On Thursday, Feb. 25, The Cooperage Project will present a new film series, “Such Sweet Thunder: Shakespeare on Film,” curated by Robert Dugan, Ph.D., at The Cooperage in Honesdale. This month’s film, “A Midsummer Night’s Dream,” will begin at 7 p.m.

Donations will be collected at the door, and there will be popcorn. To reserve a seat, call 570-253-2020.

William Shakespeare is widely regarded as the most influential playwright of the English-speaking world and among the greatest literary artists who has ever lived. Shakespeare, himself an actor, intended that his plays be seen and heard, not read. During the first three centuries of their existence, presentations necessarily took the form of staged productions performed before live audiences.

This all changed in 1899 with the film adaptation of “King John,” directed by William K.L. Dickson and Walter Pfeffer Dando and featuring the great English actor Herbert Beerbohm Tree. Dozens of adaptations – many considered masterpieces in their own right – have followed, ranging from “The Taming of the Shrew” (1929) with Mary Pickford and Paul Czinner’s “As You Like It” (1936) to Kenneth Branagh’s “Much Ado About Nothing” (1993) and Ralph Fiennes’ “Coriolanus” (2012), to name but a few.

Shakespeare is more popular now than ever, and one major reason for this is the availability of his plays on film. Since it’s not always possible to get to the theater, the plays on film are the next best thing.

Dr. Robert Dugan will introduce each play with a brief background and orientation.

“Shakespeare is fun,” says Dugan, “and profound because the plays are so resilient and adaptable. There are no definitive or final versions, so they remain alive and relevant.”

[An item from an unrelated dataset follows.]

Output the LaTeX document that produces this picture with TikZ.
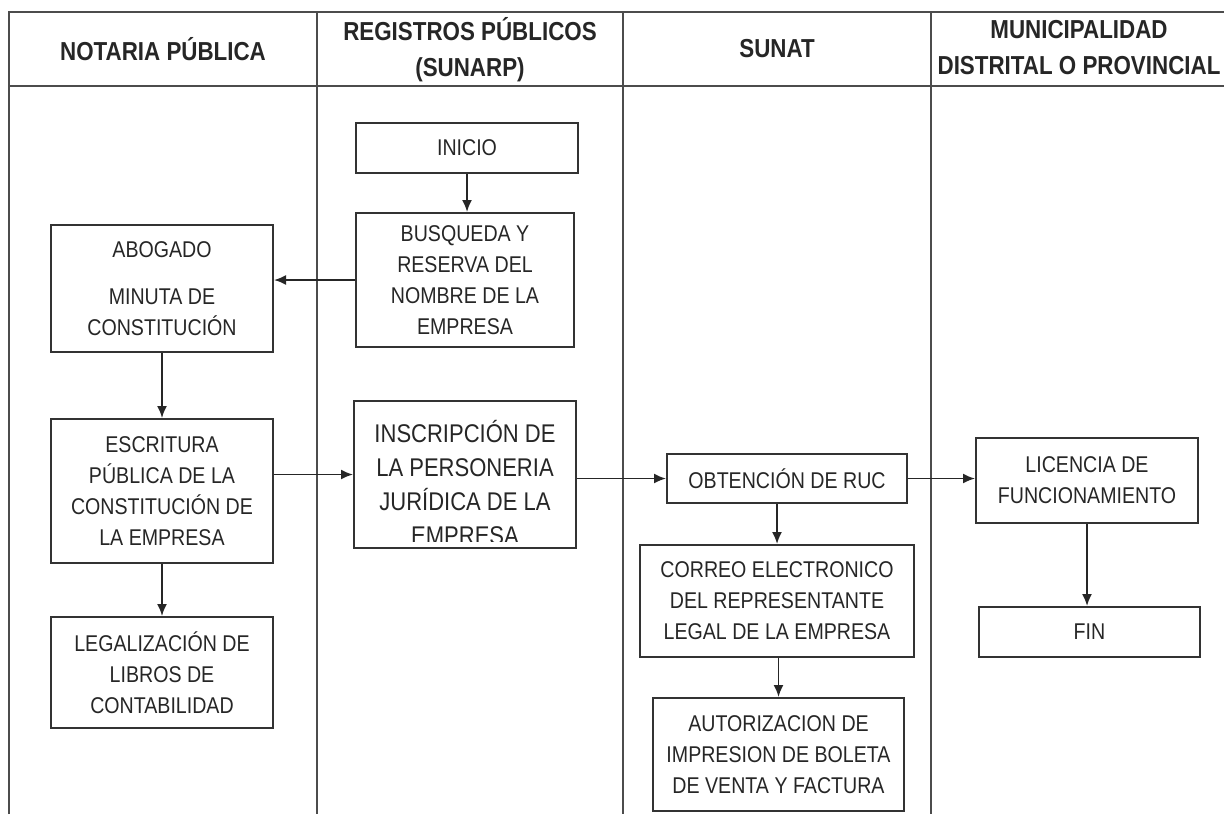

For centuries there have been countless different interpretations of the plays. They are constantly revealing themselves in light of new perspectives and varied settings, from the Victorian Era to the 20th century.

“You can do anything to Shakespeare,” Dugan noted, “except change the words. Once you alter the language, it is no longer Shakespeare.”

After each showing, there will be a discussion for those who wish to further the experience. The first presentation, one of Shakespeare’s funniest and most popular comedies, is director Michael Hoffman’s version of “A Midsummer Night’s Dream,” starring Calista Flockhart, Stanley Tucci, Michelle Pfeiffer, Kevin Kline, and Christian Bale.

The Cooperage (1030 Main St., Honesdale) is operated by The Cooperage Project, a nonprofit organization that seeks to build community through performance events, learning opportunities, markets, and good times.